At the end of the day…
Monday, September 19, 2011
At the end of the day, I sit and think back. We woke early. I read His Words. I thought about His Words. I packed lunches and snacks. I baked, pre-made dinner, and did school with the children. I checked emails. I took the kids to the park and to a friend’s house for a play-date. I came home to my man and the coffee he brought me. We ate, cleaned up, did homework. We watched a movie as a family. Had one of those baked treats, brushed teeth, read books, said prayers, and went to bed. I finished nightly chores, organized a trip, and continued to sip that gift of coffee. Seems a very productive day…it was. Seems a good day…it was. But I wonder, was it thankful? I know I started out with thanks…I took a moment to notice and thank Him as we did our devotions outside this morning. Was that all, though? I did talk to a few friends about how God is faithful and how He will provide for our current flooding situation. I have said it over and over these past few days. Yes, it is because I believe it, and sometimes saying it aloud reminds me I do believe it!
I really long to live as His Daughters should! To not fret or be anxious. To be slow to anger and quick to forgive. To extend compassion instead of judgment. To pray expecting instead of vainly. To really be salt and light! To be “the difference”. At the end of a day, I wonder if I’m any closer to being this “Dream Girl”. She is my dream…the one I want to be.

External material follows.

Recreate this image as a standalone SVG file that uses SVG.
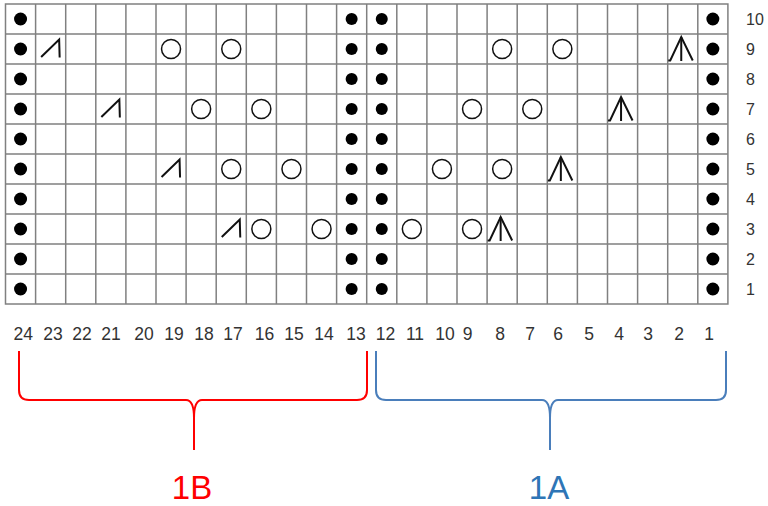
<svg xmlns="http://www.w3.org/2000/svg" width="768" height="506" viewBox="0 0 768 506">
<style>
.grid{fill:none;stroke:#808080;stroke-width:1.5}
.yo{fill:none;stroke:#111;stroke-width:1.5}
.sym{fill:none;stroke:#111;stroke-width:2;stroke-linejoin:miter}
.dot{fill:#000}
.num{font-family:"Liberation Sans",Arial,sans-serif;fill:#333}
.bot{font-size:17.5px;text-anchor:middle}
.side{font-size:16px}
.brace{fill:none;stroke-width:2}
.lbl{font-family:"Liberation Sans",Arial,sans-serif;font-size:33px;text-anchor:middle}
</style>
<defs>
<circle id="o" r="9.5" class="yo"/>
<circle id="d" r="6.5" class="dot"/>
<circle id="ds" r="6" class="dot"/>
<polyline id="k2" class="sym" points="-9.5,8 8.5,-9.5 9,8.5"/>
<g id="dd" class="sym"><polyline points="-14.5,11.5 -12.5,11.5 -1.5,-12 10,11.5"/><line x1="-1.5" y1="-12" x2="-1.5" y2="12"/></g>
</defs>
<g id="chart-grid">
<rect class="grid" x="5.5" y="4" width="722.4" height="300"/>
<path class="grid" d="M35.6 4V304M65.7 4V304M95.8 4V304M125.9 4V304M156 4V304M186.1 4V304M216.2 4V304M246.3 4V304M276.4 4V304M306.5 4V304M336.6 4V304M366.7 4V304M396.8 4V304M426.9 4V304M457 4V304M487.1 4V304M517.2 4V304M547.3 4V304M577.4 4V304M607.5 4V304M637.6 4V304M667.7 4V304M697.8 4V304M5.5 34H727.9M5.5 64H727.9M5.5 94H727.9M5.5 124H727.9M5.5 154H727.9M5.5 184H727.9M5.5 214H727.9M5.5 244H727.9M5.5 274H727.9"/>
</g>
<g id="purl-columns">
<use href="#d" x="20.55" y="19"/><use href="#d" x="20.55" y="49"/><use href="#d" x="20.55" y="79"/><use href="#d" x="20.55" y="109"/><use href="#d" x="20.55" y="139"/><use href="#d" x="20.55" y="169"/><use href="#d" x="20.55" y="199"/><use href="#d" x="20.55" y="229"/><use href="#d" x="20.55" y="259"/><use href="#d" x="20.55" y="289"/>
<use href="#ds" x="351.65" y="19"/><use href="#ds" x="351.65" y="49"/><use href="#ds" x="351.65" y="79"/><use href="#ds" x="351.65" y="109"/><use href="#ds" x="351.65" y="139"/><use href="#ds" x="351.65" y="169"/><use href="#ds" x="351.65" y="199"/><use href="#ds" x="351.65" y="229"/><use href="#ds" x="351.65" y="259"/><use href="#ds" x="351.65" y="289"/>
<use href="#ds" x="381.75" y="19"/><use href="#ds" x="381.75" y="49"/><use href="#ds" x="381.75" y="79"/><use href="#ds" x="381.75" y="109"/><use href="#ds" x="381.75" y="139"/><use href="#ds" x="381.75" y="169"/><use href="#ds" x="381.75" y="199"/><use href="#ds" x="381.75" y="229"/><use href="#ds" x="381.75" y="259"/><use href="#ds" x="381.75" y="289"/>
<use href="#d" x="712.85" y="19"/><use href="#d" x="712.85" y="49"/><use href="#d" x="712.85" y="79"/><use href="#d" x="712.85" y="109"/><use href="#d" x="712.85" y="139"/><use href="#d" x="712.85" y="169"/><use href="#d" x="712.85" y="199"/><use href="#d" x="712.85" y="229"/><use href="#d" x="712.85" y="259"/><use href="#d" x="712.85" y="289"/>
</g>
<g id="row9">
<use href="#k2" x="50.65" y="49"/><use href="#o" x="171.05" y="49"/><use href="#o" x="231.25" y="49"/><use href="#o" x="502.15" y="49"/><use href="#o" x="562.35" y="49"/><use href="#dd" x="682.75" y="49"/>
</g>
<g id="row7">
<use href="#k2" x="110.85" y="109"/><use href="#o" x="201.15" y="109"/><use href="#o" x="261.35" y="109"/><use href="#o" x="472.05" y="109"/><use href="#o" x="532.25" y="109"/><use href="#dd" x="622.55" y="109"/>
</g>
<g id="row5">
<use href="#k2" x="171.05" y="169"/><use href="#o" x="231.25" y="169"/><use href="#o" x="291.45" y="169"/><use href="#o" x="441.95" y="169"/><use href="#o" x="502.15" y="169"/><use href="#dd" x="562.35" y="169"/>
</g>
<g id="row3">
<use href="#k2" x="231.25" y="229"/><use href="#o" x="261.35" y="229"/><use href="#o" x="321.55" y="229"/><use href="#o" x="411.85" y="229"/><use href="#o" x="472.05" y="229"/><use href="#dd" x="502.15" y="229"/>
</g>
<g id="row-numbers" class="num side">
<text x="746" y="25">10</text><text x="746" y="55">9</text><text x="746" y="85">8</text><text x="746" y="115">7</text><text x="746" y="145">6</text><text x="746" y="175">5</text><text x="746" y="205">4</text><text x="746" y="235">3</text><text x="746" y="265">2</text><text x="746" y="295">1</text>
</g>
<g id="stitch-numbers" class="num bot">
<text x="23.3" y="340">24</text><text x="53" y="340">23</text><text x="82" y="340">22</text><text x="111" y="340">21</text><text x="144" y="340">20</text><text x="174" y="340">19</text><text x="204" y="340">18</text><text x="233" y="340">17</text><text x="264.5" y="340">16</text><text x="294" y="340">15</text><text x="324" y="340">14</text><text x="356" y="340">13</text><text x="385.5" y="340">12</text><text x="415" y="340">11</text><text x="445" y="340">10</text><text x="467.5" y="340">9</text><text x="500" y="340">8</text><text x="530" y="340">7</text><text x="558" y="340">6</text><text x="589" y="340">5</text><text x="619" y="340">4</text><text x="648" y="340">3</text><text x="679" y="340">2</text><text x="709" y="340">1</text>
</g>
<g id="connectors">
<path class="brace" stroke="#ff0000" d="M19 351V390Q19 400 29 400H186Q194 400 194 418V450M194 418Q194 400 202 400H357Q367 400 367 390V351"/>
<path class="brace" stroke="#4a7ebb" d="M376 351V390Q376 400 386 400H542Q550 400 550 418V450M550 418Q550 400 558 400H716Q726 400 726 390V351"/>
</g>
<g id="label-1B"><text class="lbl" x="192" y="499" fill="#ff0000">1B</text></g>
<g id="label-1A"><text class="lbl" x="549" y="499" fill="#2e75b6">1A</text></g>
</svg>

Now I lay me down to sleep
I pray the Lord my soul to keep…
I pray to be like your Son
I pray to be one
Who lives the life that will turn the eye
Turn the heart, turn the mind
To the One Who creates
Who changes, Who re-makes.
So, now I lay me down to dream
Of the Her who lives redeemed
I pray the Lord, to make Her in my mind
The Her Who my waking eyes find.
It has been a few days of some hard euchariteo’s, but when the hard comes, and thanks is its song, it becomes transfigured into beauty. On an evening at church with the preschoolers, I listened as my Timothy thanked God for this: “Dear God, thank you for the waffles we had today, and thank you for the squares in the waffles…” I smiled so big! For squares in the waffles! We really do have to become like little children…they get eucharisteo! We’ve gotta get it too! So, thank you Timothy, for teaching Momma so much…for helping me see the squares in the waffles!
squares in the waffles
cries in the shower
bills piling up
little boys with autism
(…the hard…the song of thanks…the beauty)
a sister fighting for us on her knees
friends who lift me up
waking up and being held by him – for almost 9 years!
a good walk and a good prayer
coming home to a clean house
kids with muddy toes
football, fellowship, and pizza with friends
seeing old (not age) friends – a surge of joy through my very heart!
(These thoughts are a bit scattered, but I chose to put them out there for Him…for me. He and I…”oh how marvelous, oh how wonderful…” that Me and He can be we! I pray you all find your place in His arms.)